The trucker involved in the Humboldt Broncos bus crash in April of 2018 has lost his latest bid to stay in Canada.
A federal court judge has dismissed applications from Jaskirat Singh Sidhu, who was fighting deportation to his home country of India now that he has served his prison sentence.
The Broncos were on their way to an SJHL playoff game in Nipawin on April 6, 2018 when their bus collided with Sidhu’s semi at a rural intersection near Tisdale. The semi had gone through a stop sign and into the path of the bus.
Sixteen people on the bus died as a result of the crash and 13 others were injured.
In 2019, Sidhu was sentenced to eight years in prison after pleading guilty to 16 charges of dangerous driving causing death and 13 counts of dangerous driving causing bodily harm in the wake of the crash.
Sidhu was granted day parole for six months in July of 2022. He got full parole after following conditions set out by the Parole Board of Canada and, according to his lawyer, is now working in Calgary.
However, the Canada Border Services Agency (CBSA) had recommended that Sidhu be handed over to the Immigration and Refugee Board to decide whether he should be deported.
Sidhu’s lawyer, Michael Greene, argued before the Federal Court in September that the CBSA should not have made that recommendation.
Greene told the court during the September hearing that his client caused a national tragedy and “immeasurable pain and suffering,” but the border officials who did the report didn’t factor in Sidhu’s previously clean record and his level of remorse.
“The officer and the minister’s delegate unreasonably restricted their assessment to considering the past consequences of the offence while failing to give any real consideration to the future risk to public safety and security,” Greene told court.
“In effect, they made this case about punishment and retribution.”
Greene also referred to a report from a psychologist saying Sidhu had suffered post-traumatic stress disorder and depression as a result of the crash, and if he was sent back to India, his condition would “continue to deteriorate.”
Greene asked that the CBSA be ordered to conduct a second review of the case.
In the decision released Thursday, Justice Paul Crampton rejected the request.
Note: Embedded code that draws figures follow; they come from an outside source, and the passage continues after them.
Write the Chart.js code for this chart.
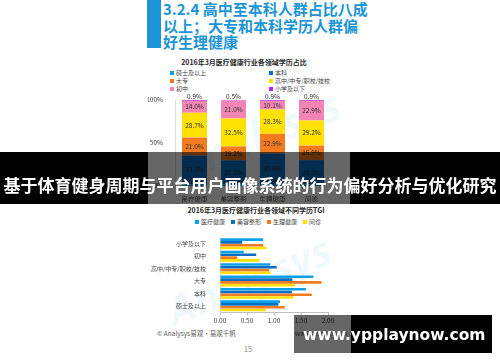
<!DOCTYPE html>
<html lang="zh-CN">
<head>
<meta charset="utf-8">
<title>2016年3月医疗健康行业学历分布</title>
<script src="https://cdn.jsdelivr.net/npm/chart.js@4.4.1/dist/chart.umd.min.js"></script>
<style>
    html, body { margin: 0; padding: 0; }
    body {
        width: 500px; height: 362px; overflow: hidden; position: relative; background: #fff;
        font-family: "Noto Sans CJK SC", "Noto Sans", sans-serif; color: #404040;
    }
    .abs { position: absolute; }
    #titleBar { left: 147px; top: 0; width: 14px; height: 48px; background: #1b95d6; }
    #slideTitle {
        left: 163px; top: 1px; color: #1b95d6; font-size: 15px; font-weight: bold;
        line-height: 16.5px; white-space: nowrap;
    }
    .chartTitle { font-size: 7px; font-weight: bold; color: #262626; white-space: nowrap; transform: translateX(-50%); }
    .legend { font-size: 6px; line-height: 6px; color: #404040; white-space: nowrap; }
    .legend span.item { display: inline-flex; align-items: center; height: 6px; }
    .legend i { display: inline-block; width: 4px; height: 4px; margin-right: 2px; }
    .wm { color: rgba(0, 150, 220, 0.06); font: italic bold 42px "Open Sans", sans-serif; white-space: nowrap; transform-origin: 0 0; }
    canvas { position: absolute; }
    #footer { left: 157px; top: 328px; font-size: 6.5px; color: #595959; white-space: nowrap; }
    #site { left: 295px; top: 328px; font-size: 6.5px; color: #595959; }
    #pageNo { left: 244px; top: 344px; font-size: 7px; color: #808080; }
    #banner {
        left: 0; top: 152px; width: 500px; height: 52px; z-index: 5;
        background: linear-gradient(to right, #000 0, #000 148px, rgba(0,0,0,0.6) 148px, rgba(0,0,0,0.6) 350px, #000 350px);
    }
    #bannerText {
        left: 0; top: 174px; width: 500px; height: 21px; line-height: 21px; z-index: 6;
        text-align: center; color: #fff; font-size: 17px; font-weight: bold; white-space: nowrap;
    }
    #siteBox {
        left: 294px; top: 315px; width: 198px; height: 38px; z-index: 5;
        background: linear-gradient(to right, rgba(0,0,0,0.6) 0, rgba(0,0,0,0.6) 57px, #000 57px);
    }
    #siteText {
        left: 303px; top: 326px; line-height: 20px; z-index: 6; color: #fff;
        font: bold 15.5px "DejaVu Sans", sans-serif; white-space: nowrap;
    }
</style>
</head>
<body>

<div id="titleBar" class="abs"></div>
<div id="slideTitle" class="abs">3.2.4 高中至本科人群占比八成<br>以上；大专和本科学历人群偏<br>好生理健康</div>

<div class="abs wm" style="left:168px; top:140px; transform: rotate(-22deg);">Analysys</div>
<div class="abs wm" style="left:158px; top:285px; transform: rotate(-22deg);">Analysys</div>

<div class="abs chartTitle" style="left:244px; top:57px;">2016年3月医疗健康行业各领域学历占比</div>
<div id="legend1" class="abs legend" style="left:170px; top:70px;"></div>
<canvas id="shareChart" width="202" height="112" style="left:148px; top:92px;"></canvas>

<div class="abs chartTitle" style="left:256px; top:205px;">2016年3月医疗健康行业各领域不同学历TGI</div>
<div id="legend2" class="abs legend" style="left:258px; top:219px; transform: translateX(-50%);"></div>
<canvas id="tgiChart" width="202" height="100" style="left:148px; top:228px;"></canvas>

<div id="footer" class="abs">© Analysys易观·易观千帆</div>
<div id="site" class="abs">www.analysys.cn</div>
<div id="pageNo" class="abs">15</div>

<div id="banner" class="abs"></div>
<div id="bannerText" class="abs">基于体育健身周期与平台用户画像系统的行为偏好分析与优化研究</div>
<div id="siteBox" class="abs"></div>
<div id="siteText" class="abs">www.ypplaynow.com</div>

<script>
// ============================================
// DATA
// ============================================

// chart 1: education share (%) per field, stacked bottom -> top
const fields = ['医疗健康', '美容整形', '生理健康', '问诊'];
const eduLevels = ['硕士及以上', '本科', '大专', '高中/中专/职校/技校', '初中', '小学及以下'];
const eduColors = ['#0ba0e8', '#0a6fc2', '#f47a20', '#ffe100', '#f285b4', '#b128e0'];
const shareMaster   = [2.1, 2.0, 2.2, 1.6];
const shareBachelor = [33.3, 27.8, 35.6, 28.5];
const shareCollege  = [21.0, 16.2, 22.9, 16.9];
const shareHigh     = [28.7, 32.5, 28.3, 29.2];
const shareJunior   = [14.0, 21.0, 10.1, 22.9];
const sharePrimary  = [0.9, 0.5, 0.9, 0.9];
const shareTicks = [0, 50, 100];

// chart 2: TGI per education level, one series per field
const tgiLevels = ['小学及以下', '初中', '高中/中专/职校/技校', '大专', '本科', '硕士及以上'];
const fieldColors = ['#0ba0e8', '#0a6fc2', '#f47a20', '#ffe100'];
const tgiMedical = [0.80, 0.44, 0.93, 1.73, 1.59, 1.11];
const tgiBeauty  = [0.41, 0.67, 1.05, 1.34, 1.33, 1.08];
const tgiPhysio  = [0.80, 0.32, 0.91, 1.88, 1.70, 1.20];
const tgiConsult = [0.86, 0.73, 0.94, 1.39, 1.36, 0.85];
const tgiTicks = [0, 0.5, 1, 1.5, 2];

const FONT = '"Noto Sans CJK SC", "Noto Sans", sans-serif';
const TEXT = '#404040';

// ============================================
// PLUGINS
// ============================================

// percent label in the middle of each stacked segment
const segmentLabels = {
    id: 'segmentLabels',
    afterDatasetsDraw(chart) {
        const ctx = chart.ctx;
        ctx.save();
        ctx.font = '6.5px ' + FONT;
        ctx.fillStyle = '#333';
        ctx.textAlign = 'center';
        ctx.textBaseline = 'middle';
        chart.data.datasets.forEach((ds, i) => {
            chart.getDatasetMeta(i).data.forEach((bar, j) => {
                const h = bar.base - bar.y;
                const y = h < 4 ? bar.y - 3 : bar.y + h / 2;
                ctx.fillText(ds.data[j].toFixed(1) + '%', bar.x, y);
            });
        });
        ctx.restore();
    }
};

function buildLegend(el, labels, colors, columns) {
    el.innerHTML = '';
    if (columns) {
        el.style.display = 'grid';
        el.style.gridTemplateColumns = `repeat(${columns}, 99px)`;
        el.style.rowGap = '2px';
    }
    labels.forEach((label, i) => {
        const item = document.createElement('span');
        item.className = 'item';
        if (!columns) item.style.marginRight = i < labels.length - 1 ? '6px' : '0';
        item.innerHTML = `<i style="background:${colors[i]}"></i>${label}`;
        el.appendChild(item);
    });
}

// ============================================
// CHART 1 - SHARE
// ============================================

const shareSeries = [shareMaster, shareBachelor, shareCollege, shareHigh, shareJunior, sharePrimary];

new Chart(document.getElementById('shareChart'), {
    type: 'bar',
    data: {
        labels: fields,
        datasets: shareSeries.map((data, i) => ({
            label: eduLevels[i],
            data: data,
            backgroundColor: eduColors[i],
            borderWidth: 0,
            barPercentage: 0.64,
            categoryPercentage: 1
        }))
    },
    options: {
        responsive: false,
        animation: false,
        devicePixelRatio: 1,
        layout: { padding: { top: 8, right: 19, bottom: 2, left: 0 } },
        plugins: { legend: { display: false }, title: { display: false }, tooltip: { enabled: false } },
        scales: {
            x: {
                stacked: true,
                grid: { display: false },
                border: { display: false },
                ticks: { font: { size: 6.5, family: FONT }, color: TEXT, padding: 2 },
                afterFit: s => { s.height = 16; }
            },
            y: {
                stacked: true,
                min: 0,
                max: 100,
                grid: { display: false },
                border: { color: '#d9d9d9' },
                ticks: {
                    font: { size: 6.5, family: FONT }, color: TEXT, padding: 4,
                    callback: v => v + '%'
                },
                afterBuildTicks: s => { s.ticks = shareTicks.map(v => ({ value: v })); },
                afterFit: s => { s.width = 27; }
            }
        }
    },
    plugins: [segmentLabels]
});

buildLegend(document.getElementById('legend1'), eduLevels, eduColors, 2);

// ============================================
// CHART 2 - TGI
// ============================================

const tgiSeries = [tgiMedical, tgiBeauty, tgiPhysio, tgiConsult];

new Chart(document.getElementById('tgiChart'), {
    type: 'bar',
    data: {
        labels: tgiLevels,
        datasets: tgiSeries.map((data, i) => ({
            label: fields[i],
            data: data,
            backgroundColor: fieldColors[i],
            borderWidth: 0,
            barPercentage: 0.92,
            categoryPercentage: 0.9
        }))
    },
    options: {
        indexAxis: 'y',
        responsive: false,
        animation: false,
        devicePixelRatio: 1,
        layout: { padding: { top: 3, right: 22, bottom: 2, left: 0 } },
        plugins: { legend: { display: false }, title: { display: false }, tooltip: { enabled: false } },
        scales: {
            x: {
                min: 0,
                max: 2,
                grid: { display: true, drawOnChartArea: false, drawTicks: true, tickLength: 3, color: '#bfbfbf' },
                border: { color: '#bfbfbf' },
                ticks: {
                    font: { size: 6.5, family: FONT }, color: TEXT, padding: 2,
                    callback: v => v.toFixed(2)
                },
                afterBuildTicks: s => { s.ticks = tgiTicks.map(v => ({ value: v })); },
                afterFit: s => { s.height = 14; }
            },
            y: {
                grid: { display: false },
                border: { color: '#d9d9d9' },
                ticks: { font: { size: 6, family: FONT }, color: TEXT, padding: 6 },
                afterFit: s => { s.width = 72; }
            }
        }
    }
});

buildLegend(document.getElementById('legend2'), fields, fieldColors, 0);
</script>
</body>
</html>
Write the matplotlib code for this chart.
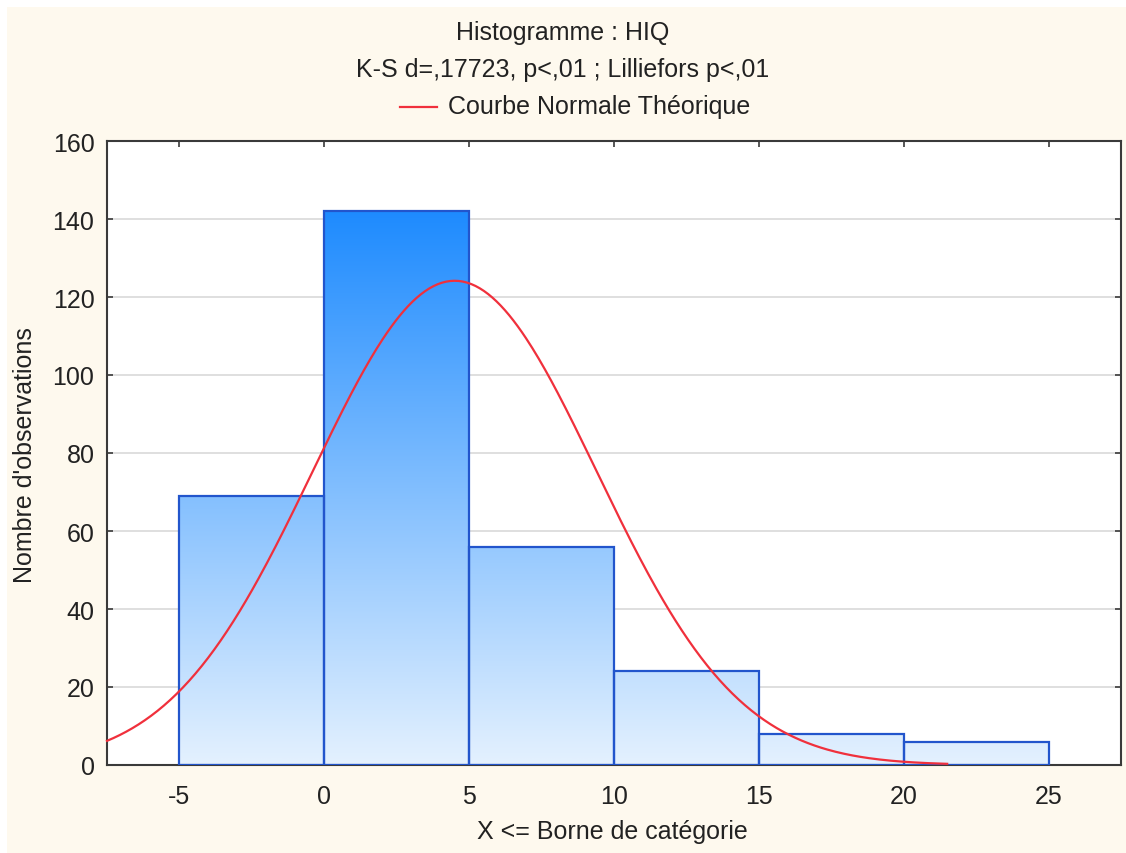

Crampton wrote that Sidhu was seeking to have two decisions about his future in Canada “set aside and remitted for reconsideration by different decision-makers.”
One decision was by a CBSA officer recommending that Sidhu be considered for deportation, and the other was by a delegate for the Minister of Public Safety and Emergency Preparedness who found the CBSA officer’s decision to be well-founded.
“I find that the processes followed by the Officer and the Delegate were fair, having regard to all of the circumstances,” the judge wrote. “I also find that the Decisions were not unreasonable.”
He added that Sidhu can still ask for permanent resident status on humanitarian and compassionate grounds.
In the first paragraph of his decision, Crampton called the circumstances leading to the case “heartbreaking” and “truly tragic for everyone involved.”
He later added: “Unfortunately, regardless of my determinations, the healing required to return to some form of a better life may become more difficult for some people who wish for a different outcome than the one I reach.”
Some of the victims’ families have said Sidhu should be deported, while others have supported his bid to stay in Canada.